The Aerial- life in pakistan in the 80s

This is random but I just felt like writing about it. For many of us watching Television was not as straight forward as it is today; in the local cable age, you get 100s of channels easily and with little trouble. Things were very different, yet, thinking about it brings bitter sweet memories.

Our television viewing was at the mercy of a fickle piece of technology called the Aerial.. that is what we called it .. so, basically, the tech side of it is that to receive the channels, in our times, either PTV or Doordarshan from India, the aerial had to be precisely positioned and only then would we be able to enjoy the program. Keep in mind that although, PTV was easy to catch, Doordarshan was very elusive. I sometimes think that just to piss Pakis off Indians regularly changed Doordarshans setting, that is why I never remember receiving the channel with the aerial in the same position.

On Sundays we would all wait for the chitrahar (today they are called Music countdown or whatever); in order to catch the complete program we started tuning in on Doordarshan hours in advance.
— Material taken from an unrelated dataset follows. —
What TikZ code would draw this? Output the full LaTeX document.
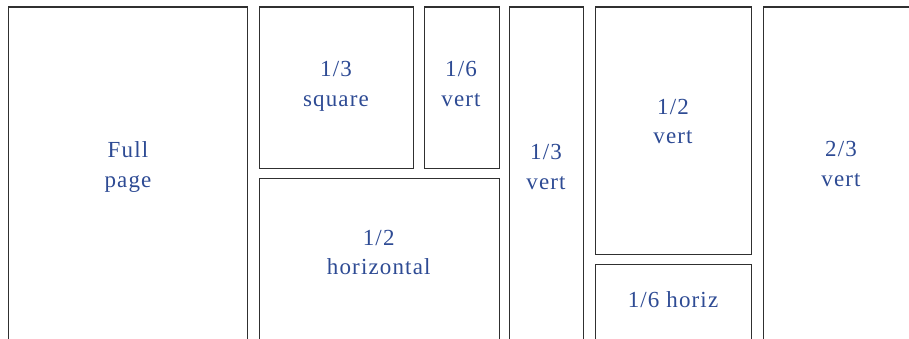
\documentclass[tikz,border=0pt]{standalone}
\usepackage{fontspec}
\setmainfont{Liberation Serif}
\newfontfamily\lblfont[LetterSpace=5]{Liberation Serif}
\definecolor{lbl}{HTML}{2E4B94}
\definecolor{edge}{HTML}{303030}
\begin{document}
\begin{tikzpicture}[x=1pt,y=-1pt,
  pbox/.style={draw=edge,line width=1.1pt,rectangle,inner sep=0pt,anchor=north west},
  lab/.style={text=lbl,inner sep=0pt,anchor=base,font=\lblfont\fontsize{23}{29.5}\selectfont}]
\useasboundingbox (0,0) rectangle (909,339);
\clip (0,0) rectangle (909,339);
% boxes
\node[pbox,minimum width=239.3pt,minimum height=360pt] (full) at (8,6.5) {};
\node[pbox,minimum width=154pt,minimum height=161.2pt] (sq) at (258.7,6.5) {};
\node[pbox,minimum width=74.7pt,minimum height=161.2pt] (sixv) at (424,6.5) {};
\node[pbox,minimum width=240pt,minimum height=200pt] (half) at (258.7,178.3) {};
\node[pbox,minimum width=74.6pt,minimum height=360pt] (thirdv) at (508.7,6.5) {};
\node[pbox,minimum width=156pt,minimum height=247.8pt] (halfv) at (595.3,6.5) {};
\node[pbox,minimum width=156pt,minimum height=120pt] (sixh) at (595.3,264.3) {};
\node[pbox,minimum width=160pt,minimum height=360pt] (twov) at (762.7,6.5) {};
% labels
\newcommand{\twolines}[2]{\begin{tabular}[t]{@{}c@{}}#1\\#2\end{tabular}}
\node[lab] (lfull) at (128,158) {\twolines{Full}{page}};
\node[lab] (lsq) at (336,76.7) {\twolines{1/3}{square}};
\node[lab] (lsixv) at (461,77) {\twolines{1/6}{vert}};
\node[lab] (lhalf) at (378.7,245) {\twolines{1/2}{horizontal}};
\node[lab] (lthirdv) at (546,160) {\twolines{1/3}{vert}};
\node[lab] (lhalfv) at (673,114.3) {\twolines{1/2}{vert}};
\node[lab] (ltwov) at (841,156.7) {\twolines{2/3}{vert}};
\node[lab] (lsixh) at (673,307.3) {1/6 horiz};
\end{tikzpicture}
\end{document}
The tuning process required the efforts of three individuals, one would be on the roof, wresting with the aerial; another would be stationed infront of the TV, as soon as the picture and sound quality reached satisfactory levels he would instruct the roof-top guy to stop; I would often be stationed in the middle, and would be the messenger between the roof top person and the person in front of the Television.
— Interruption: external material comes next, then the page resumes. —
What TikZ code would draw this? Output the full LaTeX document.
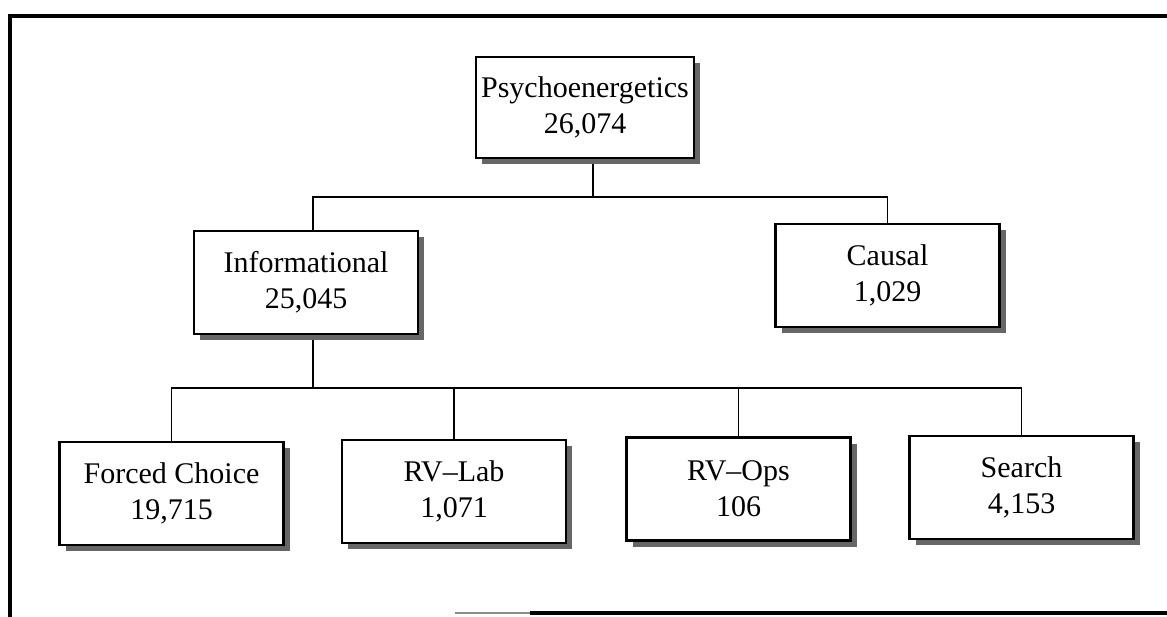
\documentclass[tikz,border=0pt]{standalone}
\usepackage{fontspec}
\setmainfont{Liberation Serif}
\usetikzlibrary{shadows}
\pgfdeclarelayer{background}
\pgfsetlayers{background,main}
\begin{document}
\begin{tikzpicture}[x=1pt,y=-1pt,
  box/.style={draw=black, line width=2.4pt, fill=white,
    minimum width=224pt, minimum height=103pt, align=center, inner sep=0pt,
    font=\fontsize{30}{36}\selectfont,
    drop shadow={shadow xshift=6pt, shadow yshift=-6pt, fill=black!60, opacity=1}},
  link/.style={draw=black, line width=1.8pt},
  framestyle/.style={draw=black, line width=4.5pt}]
\useasboundingbox (0,0) rectangle (1167,617);

% outer frame (open on the right)
\draw[framestyle] (10,617) -- (10,16) -- (1167,16);
\draw[draw=black!45, line width=2pt] (455,613) -- (530,613);
\draw[framestyle] (530,613) -- (1167,613);

% boxes
\node[box, minimum width=218pt, minimum height=101pt] (P) at (585,107.5) {Psychoenergetics\\26,074};
\node[box] (I) at (306,282.5) {Informational\\25,045};
\node[box] (C) at (887.5,275.5) {Causal\\1,029};
\node[box] (F) at (171.5,493.5) {Forced Choice\\19,715};
\node[box] (L) at (454,491.5) {RV--Lab\\1,071};
\node[box] (O) at (738.5,489) {RV--Ops\\106};
\node[box] (S) at (1021.5,487.5) {Search\\4,153};

% connectors
\coordinate (j1) at (593,197);
\coordinate (j2) at (313,388);
\begin{pgfonlayer}{background}
\draw[link] (P.south -| j1) -- (j1);
\draw[link] ([xshift=7pt]I.north) |- (C.north |- j1) -- (C.north);
\draw[link] ([xshift=7pt]I.south) -- (j2);
\draw[link] (F.north) |- (S.north |- j2) -- (S.north);
\draw[link] (L.north) -- (L.north |- j2);
\draw[link] (O.north) -- (O.north |- j2);
\end{pgfonlayer}
\end{tikzpicture}
\end{document}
Although, at the time it was a nerve wracking experience, thinking about it now, I cant help but smile. As they say boys will be boys, and we even turned such a mundane activity into a competitive field. The competition was mainly between the rooftop guy and the guy infront of the Television.

A typical scene:

The rooftop guy return triumphantly with a smile on his face and as soon as he would set eyes on the T, he would say, this is no good. You are useless, go upstairs and I will tell you when to stop. The roles switched now, after a few minutes the new rooftop guy would return and as soon as he would set eyes on the TV he would say, that mine was so much better. The TV guy would say, you dont know how to fix the aerial. The rooftop guy would get offended, and then in his defense would say he painstakingly moved the aerial inch by inch. With such a stalemate I would often get the blame for not relaying the message in time.

From my experience I will assert that the middle man’s job was the most difficult. What do you think?